Nabi Muhammad SAW sebagai uswatun hasanah telah memberikan banyak contoh dalam pendidikan anak. Dalam hadis shahih disebutkan:
"Setiap anak dilahirkan dalam keadaan fitrah. Maka kedua orang tuanyalah yang menjadikannya Yahudi, Nasrani, atau Majusi." (HR. Bukhari dan Muslim)
Hadis ini menunjukkan bahwa lingkungan, terutama orang tua, memiliki pengaruh yang besar terhadap perkembangan kepribadian dan keyakinan anak. Fitrah di sini dapat dimaknai sebagai potensi keimanan yang lurus yang perlu diarahkan dan dikembangkan melalui pendidikan.
"Perintahkanlah anak-anak kalian untuk shalat saat mereka berusia tujuh tahun, dan pukullah mereka (jika tidak shalat) pada usia sepuluh tahun, dan pisahkan tempat tidur mereka." (HR. Abu Dawud)
Hadis ini menjadi dasar penting tentang pentingnya pembiasaan ibadah sejak dini. Nabi menekankan tiga hal: perintah, disiplin, dan pengaturan ruang pribadi, yang semua itu berkaitan erat dengan aspek pendidikan moral dan perilaku anak.
Pendekatan Psikologi Islam dalam Pendidikan Anak
Psikologi Islam memberikan kontribusi besar dalam memahami karakter dan perkembangan anak.
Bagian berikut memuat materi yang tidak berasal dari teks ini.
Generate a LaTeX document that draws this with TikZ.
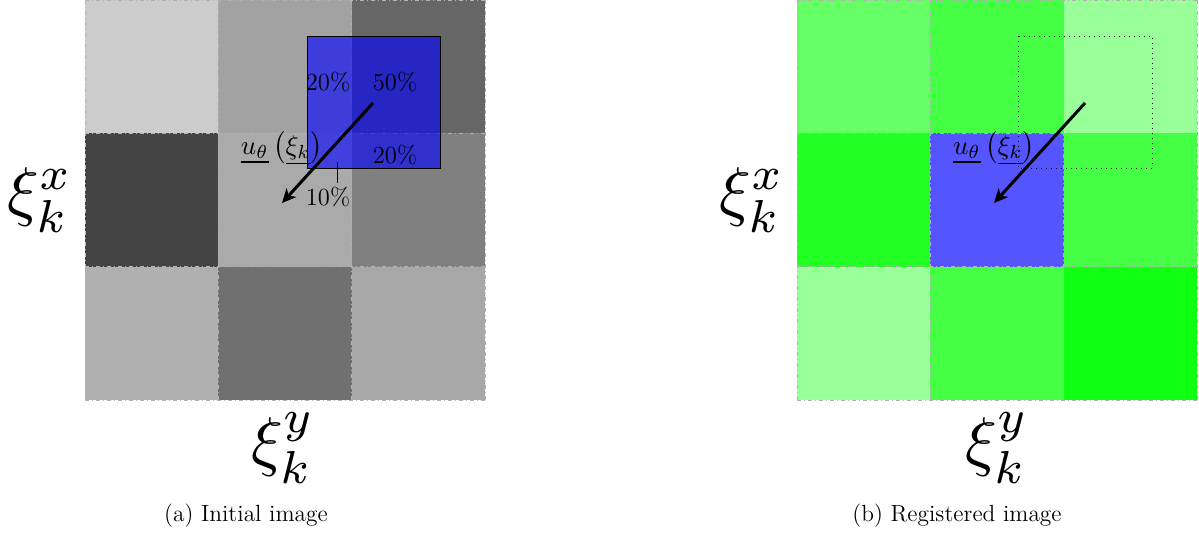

Dalam psikologi Islam, manusia dipandang sebagai makhluk holistik yang memiliki unsur jasmani (fisik), akal (kognitif), qalb (emosi dan spiritual), dan nafs (keinginan).
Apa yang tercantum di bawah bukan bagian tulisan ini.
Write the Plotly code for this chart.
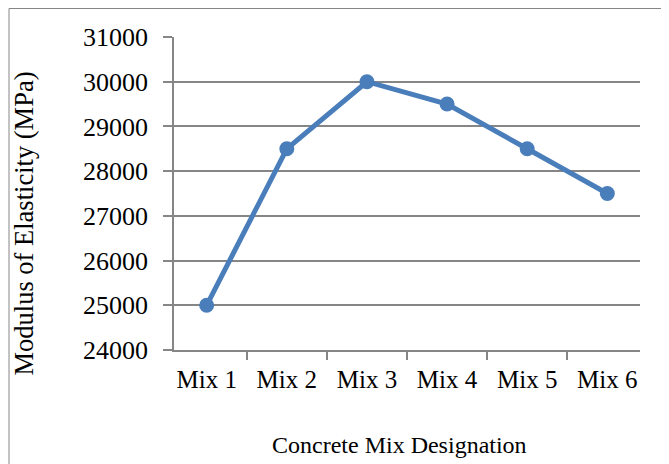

Menurut Al-Ghazali, anak adalah seperti tanah kosong yang siap ditanami. Jika ditanami dengan kebaikan, maka ia akan tumbuh baik. Oleh karena itu, pendekatan pendidikan harus mempertimbangkan tahap-tahap perkembangan anak sesuai dengan fitrahnya. Pendidikan tidak boleh terlalu keras ataupun terlalu permisif, melainkan penuh kasih sayang, namun tetap dengan pengawasan dan arahan yang tegas.
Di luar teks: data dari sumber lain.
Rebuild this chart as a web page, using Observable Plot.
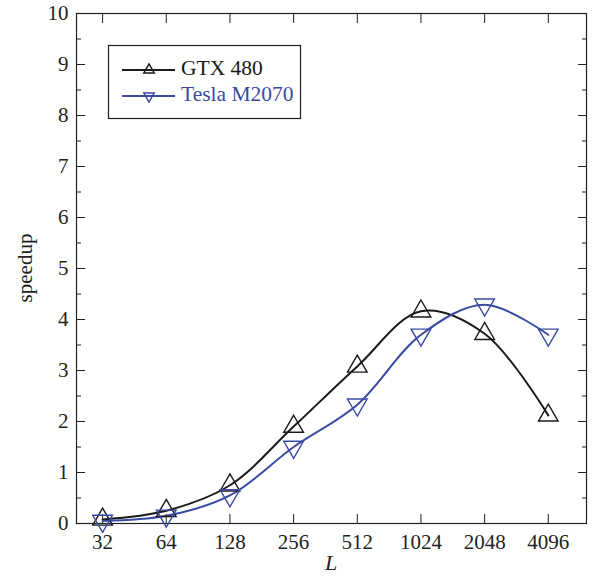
<!DOCTYPE html>
<html>
<head>
<meta charset="utf-8">
<script src="https://cdn.jsdelivr.net/npm/d3@7"></script>
<script src="https://cdn.jsdelivr.net/npm/@observablehq/plot@0.6"></script>
<style>
body { margin: 0; background: #fff; }
#chart { position: relative; width: 592px; height: 576px; }
#chart svg text { font-family: "Liberation Serif", "Times New Roman", serif !important; }
#chart svg g[aria-label$="tick label"] { font-size: 21px !important; }
#chart svg g[aria-label$="tick label"] text { font-size: 21px !important; }
</style>
</head>
<body>
<div id="chart"></div>
<script>
const sizes = [32, 64, 128, 256, 512, 1024, 2048, 4096];
const gtx480 = [0.08, 0.25, 0.75, 1.9, 3.08, 4.16, 3.72, 2.12];
const teslaM2070 = [0.05, 0.15, 0.55, 1.5, 2.33, 3.7, 4.29, 3.7];
const seriesNames = ["GTX 480", "Tesla M2070"];
const colors = ["#1a1a1a", "#3a4aa3"];
const yMajor = [0,1,2,3,4,5,6,7,8,9,10];
const yMinor = [0.5,1.5,2.5,3.5,4.5,5.5,6.5,7.5,8.5,9.5];

const data = [];
sizes.forEach((L, i) => {
  data.push({L, v: gtx480[i], s: seriesNames[0]});
  data.push({L, v: teslaM2070[i], s: seriesNames[1]});
});

const font = "'Liberation Serif', 'Times New Roman', serif";
const blank = () => "";

const plot = Plot.plot({
  width: 592,
  height: 576,
  marginLeft: 76,
  marginRight: 6,
  marginTop: 13,
  marginBottom: 53,
  style: {fontFamily: font, fontSize: "21px", color: "#231f20", background: "#fff"},
  x: {type: "log", base: 2, domain: [Math.pow(2, 4.59), Math.pow(2, 12.6)]},
  y: {domain: [0, 10]},
  color: {domain: seriesNames, range: colors},
  marks: [
    Plot.frame({stroke: "#231f20", strokeWidth: 1.2}),
    Plot.axisX({ticks: sizes, tickSize: -9, tickPadding: 20, tickFormat: d => String(d), label: null}),
    Plot.axisX({anchor: "top", ticks: sizes, tickSize: -9, tickFormat: blank, label: null}),
    Plot.axisY({ticks: yMajor, tickSize: -9, tickPadding: 17, tickFormat: d => String(d), label: null}),
    Plot.axisY({ticks: yMinor, tickSize: -5, tickFormat: blank, label: null}),
    Plot.axisY({anchor: "right", ticks: yMajor, tickSize: -9, tickFormat: blank, label: null}),
    Plot.axisY({anchor: "right", ticks: yMinor, tickSize: -5, tickFormat: blank, label: null}),
    Plot.line(data, {x: "L", y: "v", stroke: "s", z: "s", curve: "catmull-rom", strokeWidth: 2}),
    Plot.dot(data, {x: "L", y: "v", stroke: "s", symbol: "triangle", r: 7.3, strokeWidth: 1.4, fill: "none",
      rotate: d => d.s === seriesNames[1] ? 180 : 0})
  ]
});

document.getElementById("chart").appendChild(plot);

// axis titles and legend
const svg = d3.select(plot);
svg.append("text").attr("x", 27).attr("y", 268).attr("transform", "rotate(-90,27,268)")
  .attr("text-anchor", "middle").attr("dominant-baseline", "middle")
  .style("font-size", "21px").attr("fill", "#231f20").text("speedup");
svg.append("text").attr("x", 331).attr("y", 565).attr("text-anchor", "middle").attr("dominant-baseline", "middle")
  .style("font-size", "22px").style("font-style", "italic").attr("fill", "#231f20").text("L");

const lg = svg.append("g");
lg.append("rect").attr("x", 108.5).attr("y", 45.5).attr("width", 192).attr("height", 73)
  .attr("fill", "#fff").attr("stroke", "#231f20").attr("stroke-width", 1.2);
seriesNames.forEach((name, i) => {
  const y = 70 + i * 26;
  lg.append("line").attr("x1", 122).attr("x2", 175).attr("y1", y).attr("y2", y)
    .attr("stroke", colors[i]).attr("stroke-width", 2);
  lg.append("path").attr("d", d3.symbol(d3.symbolTriangle, 48)())
    .attr("transform", `translate(149,${y})` + (i === 1 ? " rotate(180)" : ""))
    .attr("fill", "none").attr("stroke", colors[i]).attr("stroke-width", 1.4);
  lg.append("text").attr("x", 181).attr("y", y).attr("text-anchor", "start").attr("dominant-baseline", "middle")
    .style("font-size", "21.5px").attr("fill", colors[i]).text(name);
});
</script>
</body>
</html>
Salah satu prinsip utama psikologi Islam adalah pendidikan berbasis rahmah (kasih sayang). Nabi Muhammad SAW bersabda:
"Barang siapa yang tidak menyayangi, maka ia tidak akan disayangi." (HR. Bukhari)
Prinsip ini menjadi landasan kuat bahwa pendekatan pendidikan harus menyentuh hati anak, bukan sekadar mengatur perilaku lahiriah.